Super Node

There is no impedance associated with the middle voltage source, so we can't define a current through that source the way we usually do with nodal analysis. Instead, treat the highlighted region as a "super node" and account for the fact that the sum of the currents flowing out of it must be zero.

$(V - 5) + V + (V + 3) + (V + 3 - 10) = 0 \\ 4 \, V = 9 \\ V = 2.25$

It is also possible to solve this using current meshes, as shown below.
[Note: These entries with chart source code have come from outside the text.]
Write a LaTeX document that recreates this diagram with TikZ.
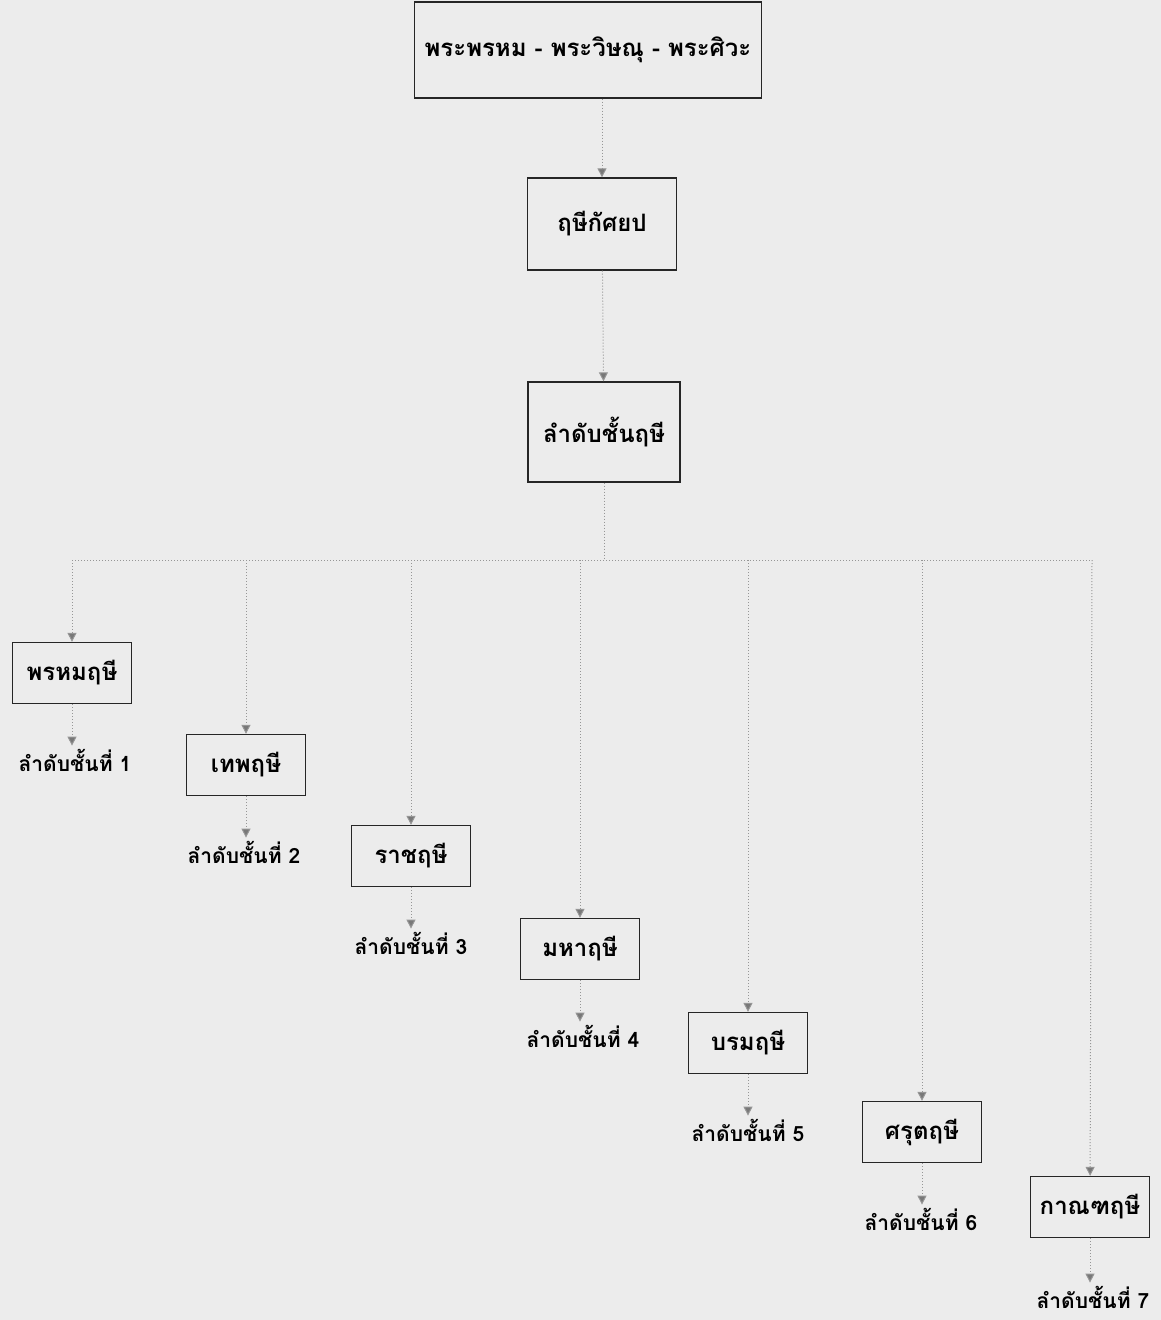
\documentclass[tikz,border=0pt]{standalone}
\usepackage{fontspec}
\setmainfont{Liberation Serif}
\newfontfamily\thaifont[Script=Thai]{Loma}
\usetikzlibrary{arrows.meta}
\definecolor{paper}{RGB}{236,236,236}
\definecolor{linkgray}{RGB}{150,150,150}
\tikzset{
  box/.style={draw=black!85,line width=1.3pt,fill=paper,inner sep=0pt,
    font=\thaifont\bfseries\fontsize{24}{28}\selectfont},
  leaf/.style={box,minimum width=119pt,minimum height=61pt},
  rank/.style={font=\thaifont\bfseries\fontsize{21}{24}\selectfont,inner sep=3pt},
  link/.style={draw=linkgray,dotted,line width=1pt,
    -{Triangle[width=9pt,length=9pt,fill=linkgray!80!black]}},
  trunk/.style={draw=linkgray,dotted,line width=1pt}
}

\begin{document}
\begin{tikzpicture}[x=1pt,y=-1pt]
    \fill[paper] (0,0) rectangle (1161,1320);
    \useasboundingbox (0,0) rectangle (1161,1320);

    % Gods and the first sage
    \node[box,minimum width=347pt,minimum height=96pt] (gods) at (588,50) {พระพรหม - พระวิษณุ - พระศิวะ};
    \node[box,minimum width=149pt,minimum height=92pt] (kasyapa) at (602,224) {ฤษีกัศยป};
    \node[box,minimum width=152pt,minimum height=100pt] (order) at (604,432) {ลำดับชั้นฤษี};
    \draw[link] (kasyapa |- gods.south) -- (kasyapa);
    \draw[link] (kasyapa) -- (order);

    % Split line
    \coordinate (split) at (604,560);
    \coordinate (s1) at (72,560);
    \coordinate (s7) at (1092,560);
    \draw[trunk] (order) -- (split);
    \draw[trunk] (s1) -- (s7);

    % Seven sages
    \node[leaf] (brahma) at (72,673) {พรหมฤษี};
    \node[leaf] (deva) at (246,765) {เทพฤษี};
    \node[leaf] (raja) at (411,856) {ราชฤษี};
    \node[leaf] (maha) at (580,949) {มหาฤษี};
    \node[leaf] (parama) at (748,1043) {บรมฤษี};
    \node[leaf] (sruta) at (922,1132) {ศรุตฤษี};
    \node[leaf] (kanda) at (1090,1207) {กาณฑฤษี};

    \draw[link] (s1) -- (brahma);
    \draw[link] (deva |- split) -- (deva);
    \draw[link] (raja |- split) -- (raja);
    \draw[link] (maha |- split) -- (maha);
    \draw[link] (parama |- split) -- (parama);
    \draw[link] (sruta |- split) -- (sruta);
    \draw[link] (s7) -- (kanda);

    % Ranks
    \node[rank] (r1) at (75,760) {ลำดับชั้นที่ 1};
    \node[rank] (r2) at (244,852) {ลำดับชั้นที่ 2};
    \node[rank] (r3) at (411,943) {ลำดับชั้นที่ 3};
    \node[rank] (r4) at (583,1036) {ลำดับชั้นที่ 4};
    \node[rank] (r5) at (748,1130) {ลำดับชั้นที่ 5};
    \node[rank] (r6) at (921,1219) {ลำดับชั้นที่ 6};
    \node[rank] (r7) at (1093,1297) {ลำดับชั้นที่ 7};
    \draw[link] (brahma) -- (brahma |- r1.north);
    \draw[link] (deva) -- (deva |- r2.north);
    \draw[link] (raja) -- (raja |- r3.north);
    \draw[link] (maha) -- (maha |- r4.north);
    \draw[link] (parama) -- (parama |- r5.north);
    \draw[link] (sruta) -- (sruta |- r6.north);
    \draw[link] (kanda) -- (kanda |- r7.north);
\end{tikzpicture}
\end{document}
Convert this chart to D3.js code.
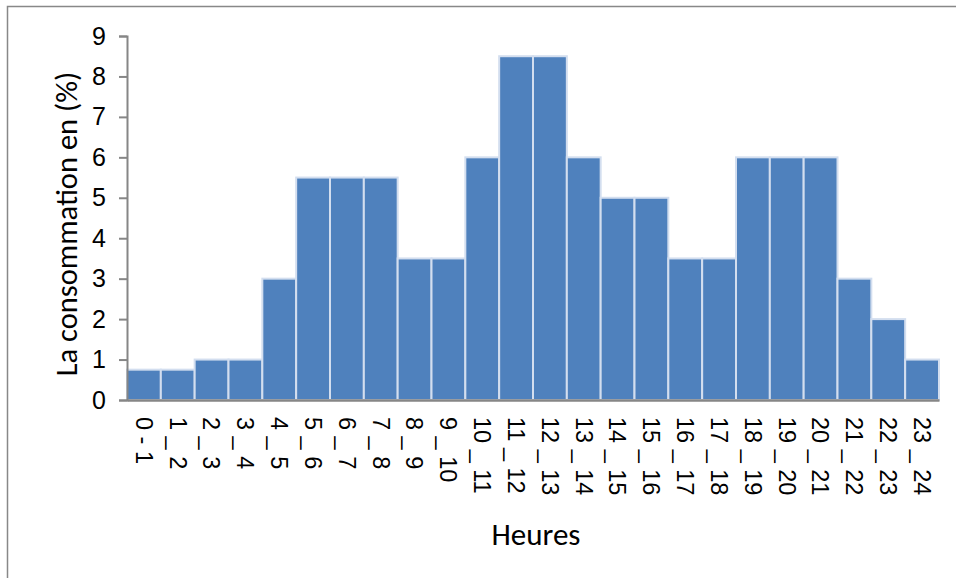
<!DOCTYPE html>
<html>
<head>
<meta charset="utf-8">
<script src="https://cdn.jsdelivr.net/npm/d3@7"></script>
<style>
  html, body { margin: 0; padding: 0; background: #fff; }
  svg { display: block; font-family: Carlito, Calibri, Lato, "Open Sans", sans-serif; }
</style>
</head>
<body>
<svg id="chart" width="956" height="578"></svg>
<script>
// Hourly consumption share (%)
const categories = ["0 - 1", "1 _ 2", "2 _ 3", "3 _ 4", "4 _ 5", "5 _ 6", "6 _ 7", "7 _ 8",
  "8 _ 9", "9 _ 10", "10 _ 11", "11 _ 12", "12 _ 13", "13 _ 14", "14 _ 15", "15 _ 16",
  "16 _ 17", "17 _ 18", "18 _ 19", "19 _ 20", "20 _ 21", "21 _ 22", "22 _ 23", "23 _ 24"];
const values = [0.75, 0.75, 1, 1, 3, 5.5, 5.5, 5.5, 3.5, 3.5, 6, 8.5, 8.5, 6, 5, 5, 3.5, 3.5, 6, 6, 6, 3, 2, 1];
const yTicks = [0, 1, 2, 3, 4, 5, 6, 7, 8, 9];
const yTitle = "La consommation en (%)";
const xTitle = "Heures";

const svg = d3.select("#chart");

// outer frame (only top and left edges fall inside the page)
svg.append("rect")
  .attr("x", 7.5).attr("y", 6.5)
  .attr("width", 1000).attr("height", 1000)
  .attr("fill", "none").attr("stroke", "#888").attr("stroke-width", 1.5);

const plot = { left: 127, right: 939, top: 36, bottom: 400 };

const x = d3.scaleBand().domain(categories).range([plot.left, plot.right]).padding(0);
const y = d3.scaleLinear().domain([0, 9]).range([plot.bottom, plot.top]);

// bars
svg.append("g").selectAll("rect")
  .data(values)
  .join("rect")
  .attr("x", (d, i) => x(categories[i]))
  .attr("y", d => y(d))
  .attr("width", x.bandwidth())
  .attr("height", d => y(0) - y(d))
  .attr("fill", "#4F81BD")
  .attr("stroke", "#D3DEEF")
  .attr("stroke-width", 2);

// y axis
const yAxis = svg.append("g")
  .attr("transform", `translate(${plot.left},0)`)
  .call(d3.axisLeft(y).tickValues(yTicks).tickFormat(d3.format("d")).tickSize(8).tickPadding(13));
yAxis.select(".domain").attr("stroke", "#868686").attr("stroke-width", 2);
yAxis.selectAll(".tick line").attr("stroke", "#868686").attr("stroke-width", 2);
yAxis.selectAll(".tick text").attr("font-size", 25).attr("fill", "#000")
  .style("font-family", "inherit");

// x axis baseline
const xAxis = svg.append("g")
  .attr("transform", `translate(0,${plot.bottom})`)
  .call(d3.axisBottom(x).tickSize(0).tickPadding(0));
xAxis.select(".domain").attr("stroke", "#868686").attr("stroke-width", 2.5);
xAxis.selectAll(".tick text")
  .attr("font-size", 23.5).attr("fill", "#000")
  .style("font-family", "inherit")
  .attr("text-anchor", "start")
  .attr("dy", "0.35em")
  .attr("transform", "translate(0,17) rotate(90)");

// axis titles
svg.append("text")
  .attr("transform", `translate(77,${(plot.top + plot.bottom) / 2 + 6}) rotate(-90)`)
  .attr("text-anchor", "middle")
  .attr("font-size", 30.5)
  .attr("fill", "#000")
  .text(yTitle);

svg.append("text")
  .attr("x", 536).attr("y", 545)
  .attr("text-anchor", "middle")
  .attr("font-size", 31)
  .attr("fill", "#000")
  .text(xTitle);
</script>
</body>
</html>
It is important to note that some of the resistors (the "shunt" resistors) have currents which are superpositions of the defined loop currents.

KVL equations:

$5 - I_1 - (I_1 - I_2) = 0 \\ -(I_2 - I_1) + 3 - (I_2 - I_3) = 0 \\ -(I_3 - I_2) - I_3 - 10 = 0$

This yields the following:

$I_1 = 2.75 \\ I_2 = 0.5 \\ I_3 = -4.75$

And the node voltage of interest is:

$V = 5 - I_1 = 5 - 2.75 = 2.25 \\ V = 10 + I_3 - 3 = 10 - 4.75 - 3 = 2.25$

We can solve the problem using superposition theorem, by short-circuiting two voltage sources and considering only one voltage source at a time and then add the three voltages at the node at the end. Referring to the figure:

$\begin{cases} V_1 = \dfrac {1||1||1}{1+1||1||1} \times 5 = \dfrac {\frac 13}{1+\frac 13} \times 5 = \dfrac 54 \text{ V} \\ V_2 = \dfrac {1||1||1}{1+1||1||1} \times 10 = \dfrac {\frac 13}{1+\frac 13} \times 10 = \dfrac 52 \text{ V} \\ V_2 = \dfrac {1||1}{1||1+1||1} \times (-3) = \dfrac {\frac 12}{\frac 12+\frac 12} \times (-3) = - \dfrac 32 \text{ V} \end{cases}$

Then, the voltage at the node $V_{node} = V_1+V_2+V_3 = \dfrac 54 + \dfrac 52 - \dfrac 32 = \dfrac 94 = \boxed{2.25} \text{ V}$ .